Um documento que contribui sobremaneira na elucidação das falhas da apresentação da Prefeitura são os questionamentos das diretrizes formulados pelo coletivo Mundaréu da Luz, que representa uma esfera da articulação social em torno do território.

A Defensoria Pública se permitirá a aproveitar o referido documento como parte de seu pedido de esclarecimentos à Prefeitura, nesta pretensão executória.

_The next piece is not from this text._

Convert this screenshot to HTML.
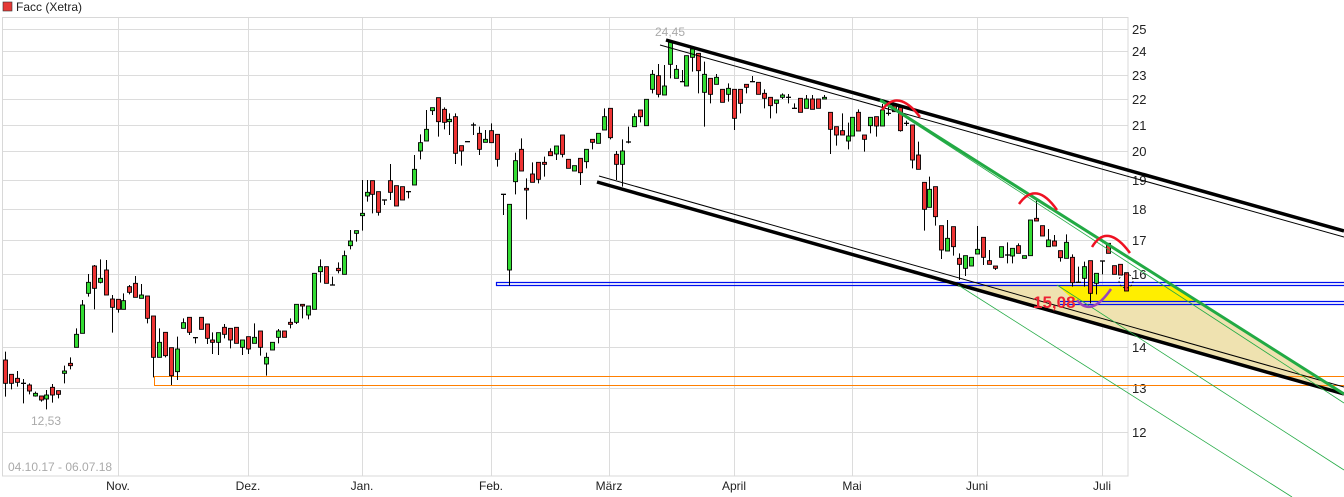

Por fim, destaca-se o trecho final do Acórdão de fls. 1.107/1.111, que dispõe que:

“Acerta o juízo sentenciante quando suspende ato de remoção compulsória de pessoas e bloqueia a demolição de edificações até o cadastramento de todas as pessoas removidas para fins de atendimento em saúde, assistencial e habitacional.

Isto porque a ausência deste tipo de política, que não causa grande custo ao erário municipal, prima não só pela dignidade dos moradores envolvidos, mas também pela adequação da medida e controle das ocupações irregulares distribuídas pela cidade, o que deve ser feito de maneira integrada entre várias frentes assistenciais e de urbanização, de forma paulatina e não em curto espaço de tempo”.

Importante, também, destacar parte do Parecer da Socióloga Marilene Alberini (anexo), a qual afirma que “enquanto a SEHAB não proceder com esta nova etapa do Trabalho Social, não haverá efetivo avanço da proposta inicial ao projeto definitivo de intervenção, implicando, inclusive, em seu planejamento orçamentário”.

Resta muito claro que não se trata de simples identificação de famílias: a obrigação imposta na r. sentença e confirmada no v. acórdão abrange o cadastramento “para fins de atendimento em saúde, assistencial e habitacional” de todos os moradores da região (aqueles já registrados entre 2017 e 2018 e os atuais residentes), a fim de garantir-lhes o devido reconhecimento de sua dignidade, como sabiamente ponderou o TJSP no trecho do acórdão acima transcrito.